> [SHORT TASK]:
Copy only what lies from the line containing "Rebuild this chart" through the line containing "11.8, 10.8, 11.2, 11.9]" in the entries below, keeping both end lines exact and dropping every picture.

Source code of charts
--------------------------------

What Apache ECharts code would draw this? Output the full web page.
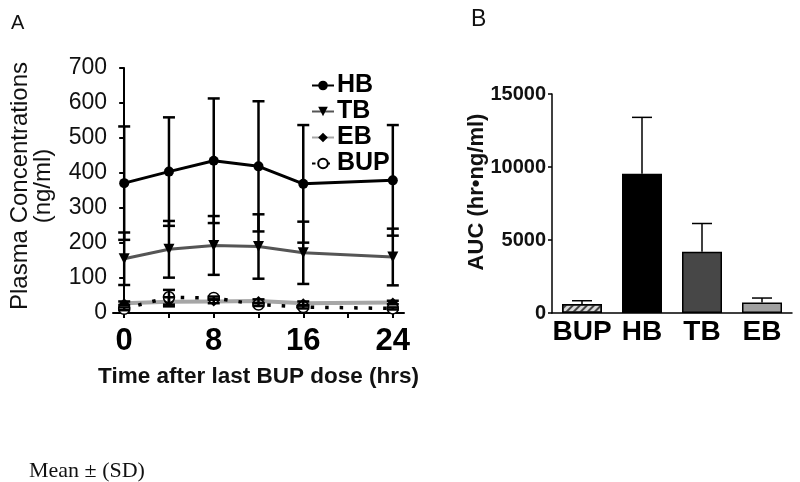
<!DOCTYPE html>
<html>
<head>
<meta charset="utf-8">
<script src="https://cdn.jsdelivr.net/npm/echarts@6/dist/echarts.min.js"></script>
<style>html,body{margin:0;padding:0;background:#fff}#c{width:800px;height:482px}</style>
</head>
<body>
<div id="c"></div>
<script>
// ---- Panel A data: plasma concentration (ng/ml) vs time (hrs) ----
var times = [0, 4, 8, 12, 16, 24];
var hbMean = [371, 404, 435, 419, 369, 379];
var hbSD   = [162, 155, 178, 186, 168, 158];
var tbMean = [155, 182, 193, 190, 172, 160];
var tbSD   = [75, 81, 84, 92, 89, 81];
var ebMean = [28, 32, 33, 34, 28, 30];
var ebSD   = [5, 13, 5, 5, 5, 5];
var bupMean = [12, 45, 43, 24, 17, 13];
var bupSD   = [4, 21, 4, 4, 4, 3];
var xTickValues = [0, 4, 8, 12, 16, 20, 24];
var xLabelValues = [0, 8, 16, 24];

// ---- Panel B data: AUC (hr*ng/ml) ----
var aucCats = ['BUP', 'HB', 'TB', 'EB'];
var aucMean = [615, 9530, 4190, 725];
var aucSD   = [225, 3870, 1940, 300];

var FONT = 'Liberation Sans, Arial, Helvetica, sans-serif';

function pairs(xs, ys) { return xs.map(function (x, i) { return [x, ys[i]]; }); }
function errData(xs, m, s) { return xs.map(function (x, i) { return [x, m[i] - s[i], m[i] + s[i]]; }); }

function errRenderA(params, api) {
  var x = api.value(0), lo = api.value(1), hi = api.value(2);
  var a = api.coord([x, lo]), b = api.coord([x, hi]);
  var hw = 6;
  var st = { stroke: '#000', lineWidth: 2.5 };
  return { type: 'group', children: [
    { type: 'line', shape: { x1: a[0], y1: a[1], x2: b[0], y2: b[1] }, style: st },
    { type: 'line', shape: { x1: a[0] - hw, y1: a[1], x2: a[0] + hw, y2: a[1] }, style: st },
    { type: 'line', shape: { x1: b[0] - hw, y1: b[1], x2: b[0] + hw, y2: b[1] }, style: st }
  ] };
}
function errRenderB(params, api) {
  var x = api.value(0), v = api.value(1), hi = api.value(2);
  var a = api.coord([x, v]), b = api.coord([x, hi]);
  var hw = 10;
  var st = { stroke: '#000', lineWidth: 1.5 };
  return { type: 'group', children: [
    { type: 'line', shape: { x1: a[0], y1: a[1], x2: b[0], y2: b[1] }, style: st },
    { type: 'line', shape: { x1: b[0] - hw, y1: b[1], x2: b[0] + hw, y2: b[1] }, style: st }
  ] };
}

var chart = echarts.init(document.getElementById('c'), null, { renderer: 'canvas' });
var option = {
  animation: false,
  backgroundColor: '#fff',
  textStyle: { fontFamily: FONT },
  title: [
    { text: 'A', left: 6, top: 8, textStyle: { fontFamily: FONT, fontSize: 20, fontWeight: 'normal', color: '#111' } },
    { text: 'B', left: 466, top: 3, textStyle: { fontFamily: FONT, fontSize: 23, fontWeight: 'normal', color: '#111' } },
    { text: 'Mean ± (SD)', left: 24, top: 455, textStyle: { fontFamily: 'Liberation Serif, Times New Roman, serif', fontSize: 22, fontWeight: 'normal', color: '#111' } }
  ],
  graphic: [
    { type: 'text', x: 20, y: 186, rotation: Math.PI / 2,
      style: { text: 'Plasma Concentrations', align: 'center', verticalAlign: 'middle', font: '24px ' + FONT, fill: '#111' } },
    { type: 'text', x: 43, y: 186, rotation: Math.PI / 2,
      style: { text: '(ng/ml)', align: 'center', verticalAlign: 'middle', font: '24px ' + FONT, fill: '#111' } },
    { type: 'text', x: 477, y: 192, rotation: Math.PI / 2,
      style: { text: 'AUC (hr•ng/ml)', align: 'center', verticalAlign: 'middle', font: 'bold 22px ' + FONT, fill: '#111' } }
  ],
  legend: {
    orient: 'vertical', left: 306, top: 68,
    itemWidth: 22, itemHeight: 12, itemGap: 1,
    data: ['HB', 'TB', 'EB', 'BUP'],
    textStyle: { fontFamily: FONT, fontSize: 25, fontWeight: 'bold', color: '#000', lineHeight: 20, padding: [0, 0, 0, -2] }
  },
  grid: [
    { left: 113, top: 68, width: 291, height: 245 },
    { left: 552, top: 94, width: 240, height: 219 }
  ],
  xAxis: [
    { gridIndex: 0, type: 'value', min: -1, max: 25,
      axisLine: { lineStyle: { color: '#000', width: 2 } },
      axisTick: { show: true, length: 5, lineStyle: { color: '#000', width: 2 }, customValues: xTickValues },
      axisLabel: { customValues: xLabelValues, fontFamily: FONT, fontSize: 31, fontWeight: 'bold', color: '#000', margin: 13 },
      splitLine: { show: false },
      name: 'Time after last BUP dose (hrs)', nameLocation: 'middle', nameGap: 52,
      nameTextStyle: { fontFamily: FONT, fontSize: 22.5, fontWeight: 'bold', color: '#111' } },
    { gridIndex: 1, type: 'category', data: aucCats,
      axisLine: { lineStyle: { color: '#000', width: 1.5 } },
      axisTick: { show: false },
      axisLabel: { fontFamily: FONT, fontSize: 28, fontWeight: 'bold', color: '#000', margin: 5, interval: 0 } }
  ],
  yAxis: [
    { gridIndex: 0, type: 'value', min: 0, max: 700, interval: 100,
      axisLine: { show: true, lineStyle: { color: '#000', width: 2 } },
      axisTick: { show: true, length: 5, lineStyle: { color: '#000', width: 2 } },
      axisLabel: { fontFamily: FONT, fontSize: 23, color: '#111', margin: 6 },
      splitLine: { show: false } },
    { gridIndex: 1, type: 'value', min: 0, max: 15000, interval: 5000,
      axisLine: { show: true, lineStyle: { color: '#000', width: 1.5 } },
      axisTick: { show: true, length: 4, lineStyle: { color: '#000', width: 1.5 } },
      axisLabel: { fontFamily: FONT, fontSize: 20, fontWeight: 'bold', color: '#111', margin: 6,
        formatter: function (v) { return String(v); } },
      splitLine: { show: false } }
  ],
  series: [
    { name: 'EB', type: 'line', xAxisIndex: 0, yAxisIndex: 0, data: pairs(times, ebMean),
      symbol: 'diamond', symbolSize: 10, itemStyle: { color: '#000' },
      lineStyle: { color: '#a6a6a6', width: 4 }, z: 3 },
    { name: 'BUP', type: 'line', xAxisIndex: 0, yAxisIndex: 0, data: pairs(times, bupMean),
      symbol: 'circle', symbolSize: 11, itemStyle: { color: '#fff', borderColor: '#000', borderWidth: 1.5 },
      lineStyle: { color: '#000', width: 3.5, type: [3.5, 11] }, z: 4 },
    { name: 'TB', type: 'line', xAxisIndex: 0, yAxisIndex: 0, data: pairs(times, tbMean),
      symbol: 'triangle', symbolRotate: 180, symbolSize: 11, itemStyle: { color: '#000' },
      lineStyle: { color: '#555', width: 3 }, z: 4 },
    { name: 'HB', type: 'line', xAxisIndex: 0, yAxisIndex: 0, data: pairs(times, hbMean),
      symbol: 'circle', symbolSize: 10, itemStyle: { color: '#000' },
      lineStyle: { color: '#000', width: 3 }, z: 5 },
    { name: 'HB SD', type: 'custom', xAxisIndex: 0, yAxisIndex: 0, renderItem: errRenderA,
      data: errData(times, hbMean, hbSD), encode: { x: 0, y: [1, 2] }, z: 6 },
    { name: 'TB SD', type: 'custom', xAxisIndex: 0, yAxisIndex: 0, renderItem: errRenderA,
      data: errData(times, tbMean, tbSD), encode: { x: 0, y: [1, 2] }, z: 6 },
    { name: 'EB SD', type: 'custom', xAxisIndex: 0, yAxisIndex: 0, renderItem: errRenderA,
      data: errData(times, ebMean, ebSD), encode: { x: 0, y: [1, 2] }, z: 6 },
    { name: 'BUP SD', type: 'custom', xAxisIndex: 0, yAxisIndex: 0, renderItem: errRenderA,
      data: errData(times, bupMean, bupSD), encode: { x: 0, y: [1, 2] }, z: 6 },
    { name: 'AUC', type: 'bar', xAxisIndex: 1, yAxisIndex: 1, barWidth: 40,
      data: aucMean.map(function (v, i) {
        var styles = [
          { color: '#d8d8d8', borderColor: '#000', borderWidth: 1.5,
            decal: { symbol: 'rect', symbolSize: 1, color: '#444', dashArrayX: [1, 0], dashArrayY: [2, 3], rotation: -Math.PI / 4 } },
          { color: '#000', borderColor: '#000', borderWidth: 1.5 },
          { color: '#474747', borderColor: '#000', borderWidth: 1.5 },
          { color: '#a0a0a0', borderColor: '#000', borderWidth: 1.5 }
        ];
        return { value: v, itemStyle: styles[i] };
      }) },
    { name: 'AUC SD', type: 'custom', xAxisIndex: 1, yAxisIndex: 1, renderItem: errRenderB,
      data: aucMean.map(function (v, i) { return [i, v, v + aucSD[i]]; }), encode: { x: 0, y: [1, 2] }, z: 1 }
  ]
};
chart.setOption(option);
</script>
</body>
</html>
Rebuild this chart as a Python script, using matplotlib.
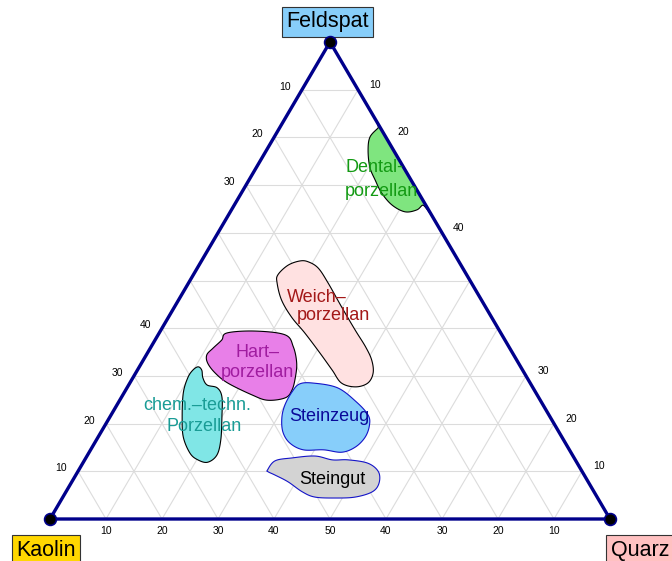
"""Ternary diagram Kaolin - Quarz - Feldspat with porcelain fields"""
import matplotlib
matplotlib.use('Agg')
import matplotlib.pyplot as plt
import numpy as np

plt.rcParams['font.family'] = ['Liberation Sans', 'DejaVu Sans']

# field outlines as (Feldspat %, Quarz %), Kaolin = rest
dental_f = [82.0, 80.1, 77.4, 73.8, 71.1, 68.3, 65.8, 64.4, 64.8, 65.8, 65.0, 82.4]
dental_q = [17.6, 17.1, 18.1, 20.2, 22.5, 25.1, 28.2, 31.2, 33.1, 33.7, 35.0, 17.6]

weich_f = [54.1, 53.2, 51.2, 49.5, 45.9, 42.3, 39.0, 34.8, 31.2, 28.5, 27.7, 28.5,
           30.6, 33.3, 36.1, 39.6, 44.4, 49.5, 52.6, 53.9]
weich_q = [17.6, 15.9, 15.1, 15.8, 18.4, 22.0, 26.0, 30.8, 34.8, 37.8, 40.7, 42.5,
           42.4, 40.8, 38.3, 34.7, 29.9, 24.9, 21.6, 19.2]

hart_f = [39.0, 39.4, 38.6, 36.1, 32.7, 29.6, 27.0, 25.4, 24.9, 26.0, 28.5, 30.6,
          32.7, 34.4, 35.8, 37.5]
hart_q = [12.1, 16.9, 22.7, 25.4, 27.7, 29.0, 29.7, 29.3, 26.4, 23.1, 17.5, 14.2,
          11.8, 10.8, 11.2, 11.9]

chem_f = [31.9, 31.2, 29.6, 28.1, 27.5, 25.6, 21.4, 16.6, 13.4, 11.9, 12.4, 13.8,
          17.2, 21.4, 26.4, 29.6, 31.2]
chem_q = [10.5, 11.5, 12.5, 14.0, 16.1, 17.9, 20.0, 22.2, 23.1, 22.2, 20.2, 18.1,
          15.2, 12.9, 10.6, 9.8, 9.9]

steinzeug_f = [28.3, 28.5, 27.5, 24.5, 21.8, 19.7, 17.2, 15.1, 14.0, 14.5, 14.5,
               15.9, 18.2, 21.2, 23.9, 26.6]
steinzeug_q = [30.4, 32.7, 37.6, 42.5, 45.9, 47.2, 47.7, 47.0, 45.1, 41.6, 38.0,
               34.9, 32.5, 30.8, 30.0, 29.9]

steingut_f = [10.3, 12.2, 12.8, 13.2, 12.4, 12.4, 11.7, 9.9, 7.5, 5.7, 4.6, 4.4,
              4.6, 5.7, 7.8, 9.2, 9.9]
steingut_q = [33.7, 34.1, 36.8, 40.7, 44.2, 47.0, 50.9, 53.7, 55.0, 54.7, 52.2, 48.7,
              45.0, 42.2, 38.6, 35.6, 34.0]

fields = [
    (dental_f, dental_q, '#7FE57F', 'black'),
    (weich_f, weich_q, '#FFE1E1', 'black'),
    (hart_f, hart_q, '#E87FE8', 'black'),
    (chem_f, chem_q, '#80E6E6', 'black'),
    (steinzeug_f, steinzeug_q, '#87CEFA', '#1414C8'),
    (steingut_f, steingut_q, '#D3D3D3', '#1414C8'),
]

# label lines: text, Feldspat %, Quarz %, colour
label_text = ['Dental-', 'porzellan', 'Weich\u2013', 'porzellan', 'Hart\u2013', 'porzellan',
              'chem.\u2013techn.', 'Porzellan', 'Steinzeug', 'Steingut']
label_f = [73.6, 68.6, 46.5, 42.6, 35.0, 30.8, 23.7, 19.3, 21.4, 8.2]
label_q = [21.1, 24.8, 24.4, 29.4, 19.5, 21.7, 14.5, 17.9, 39.1, 46.3]
label_col = ['#139A13', '#139A13', '#A31818', '#A31818', '#A01CA0', '#A01CA0',
             '#1A9C96', '#1A9C96', '#0A0A9A', 'black']

bottom_pos = [10, 20, 30, 40, 50, 60, 70, 80, 90]
bottom_lab = ['10', '20', '30', '40', '50', '40', '30', '20', '10']
left_pos = [10, 20, 30, 40, 70, 80, 90]
left_lab = ['10', '20', '30', '40', '30', '20', '10']
right_pos = [10, 20, 30, 60, 80, 90]
right_lab = ['10', '20', '30', '40', '20', '10']


def tern(f, q):
    f = np.asarray(f, dtype=float)
    q = np.asarray(q, dtype=float)
    return q / 100 + f / 200, f / 100


def smooth(x, y, n=16):
    p = np.column_stack([x, y])
    m = len(p)
    t = np.linspace(0, 1, n, endpoint=False)[:, None]
    out = []
    for i in range(m):
        p0, p1, p2, p3 = p[i - 1], p[i], p[(i + 1) % m], p[(i + 2) % m]
        out.append(0.5 * (2 * p1 + (-p0 + p2) * t + (2 * p0 - 5 * p1 + 4 * p2 - p3) * t ** 2
                          + (-p0 + 3 * p1 - 3 * p2 + p3) * t ** 3))
    out = np.vstack(out)
    return out[:, 0], out[:, 1]


fig = plt.figure(figsize=(6.72, 5.61), dpi=100)
ax = fig.add_axes([0, 0, 1, 1])
ax.set_xlim(-50 / 560, 622 / 560)
ax.set_ylim(-42 / 477, 519 / 477)
ax.axis('off')

# grid
for v in range(10, 100, 10):
    for a, b in [((v, 0), (v, 100 - v)), ((0, v), (100 - v, v)), ((0, 100 - v), (100 - v, 0))]:
        gx, gy = tern([a[0], b[0]], [a[1], b[1]])
        ax.plot(gx, gy, color='#DCDCDC', lw=0.8, zorder=1)

# fields
for ff, qq, fc, ec in fields:
    cx, cy = tern(ff, qq)
    sx, sy = smooth(cx, cy)
    ax.fill(sx, sy, facecolor=fc, edgecolor=ec, lw=0.8, zorder=2)

# triangle
vx, vy = tern([0, 0, 100, 0], [0, 100, 0, 0])
ax.plot(vx, vy, color='#00008B', lw=2.4, zorder=3, solid_joinstyle='miter')
ax.plot(vx[:3], vy[:3], 'o', ms=8.5, mfc='black', mec='#00008B', mew=1.2, zorder=4)

for txt, f, q, c in zip(label_text, label_f, label_q, label_col):
    lx, ly = tern(f, q)
    ax.text(lx, ly, txt, color=c, fontsize=13, ha='center', va='center', zorder=5)

# tick labels
for p, lab in zip(bottom_pos, bottom_lab):
    tx, ty = tern(0, p)
    ax.annotate(lab, (tx, ty), xytext=(0, -8.6), textcoords='offset points',
                ha='center', va='center', fontsize=7.5)
for p, lab in zip(left_pos, left_lab):
    tx, ty = tern(p, 0)
    ax.annotate(lab, (tx, ty), xytext=(-12.2, 2.2), textcoords='offset points',
                ha='center', va='center', fontsize=7.5)
for p, lab in zip(right_pos, right_lab):
    tx, ty = tern(p, 100 - p)
    ax.annotate(lab, (tx, ty), xytext=(12.2, 3.6), textcoords='offset points',
                ha='center', va='center', fontsize=7.5)

# vertex names
vertex_names = ['Kaolin', 'Quarz', 'Feldspat']
vertex_cols = ['#FFD700', '#FFC1C1', '#87CEFA']
vertex_off = [(-3, -22.5), (21.5, -22.5), (-2, 14.5)]
for name, col, off, x0, y0 in zip(vertex_names, vertex_cols, vertex_off, vx[:3], vy[:3]):
    ax.annotate(name, (x0, y0), xytext=off, textcoords='offset points', ha='center',
                va='center', fontsize=15.5, annotation_clip=False,
                bbox=dict(boxstyle='square,pad=0.2', fc=col, ec='#333333', lw=0.8))

fig.savefig('out.png', dpi=100)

--------------------------------

> [OUTPUT FOR THIS EXERCISE]:
Rebuild this chart as a Python script, using matplotlib.
"""Ternary diagram Kaolin - Quarz - Feldspat with porcelain fields"""
import matplotlib
matplotlib.use('Agg')
import matplotlib.pyplot as plt
import numpy as np

plt.rcParams['font.family'] = ['Liberation Sans', 'DejaVu Sans']

# field outlines as (Feldspat %, Quarz %), Kaolin = rest
dental_f = [82.0, 80.1, 77.4, 73.8, 71.1, 68.3, 65.8, 64.4, 64.8, 65.8, 65.0, 82.4]
dental_q = [17.6, 17.1, 18.1, 20.2, 22.5, 25.1, 28.2, 31.2, 33.1, 33.7, 35.0, 17.6]

weich_f = [54.1, 53.2, 51.2, 49.5, 45.9, 42.3, 39.0, 34.8, 31.2, 28.5, 27.7, 28.5,
           30.6, 33.3, 36.1, 39.6, 44.4, 49.5, 52.6, 53.9]
weich_q = [17.6, 15.9, 15.1, 15.8, 18.4, 22.0, 26.0, 30.8, 34.8, 37.8, 40.7, 42.5,
           42.4, 40.8, 38.3, 34.7, 29.9, 24.9, 21.6, 19.2]

hart_f = [39.0, 39.4, 38.6, 36.1, 32.7, 29.6, 27.0, 25.4, 24.9, 26.0, 28.5, 30.6,
          32.7, 34.4, 35.8, 37.5]
hart_q = [12.1, 16.9, 22.7, 25.4, 27.7, 29.0, 29.7, 29.3, 26.4, 23.1, 17.5, 14.2,
          11.8, 10.8, 11.2, 11.9]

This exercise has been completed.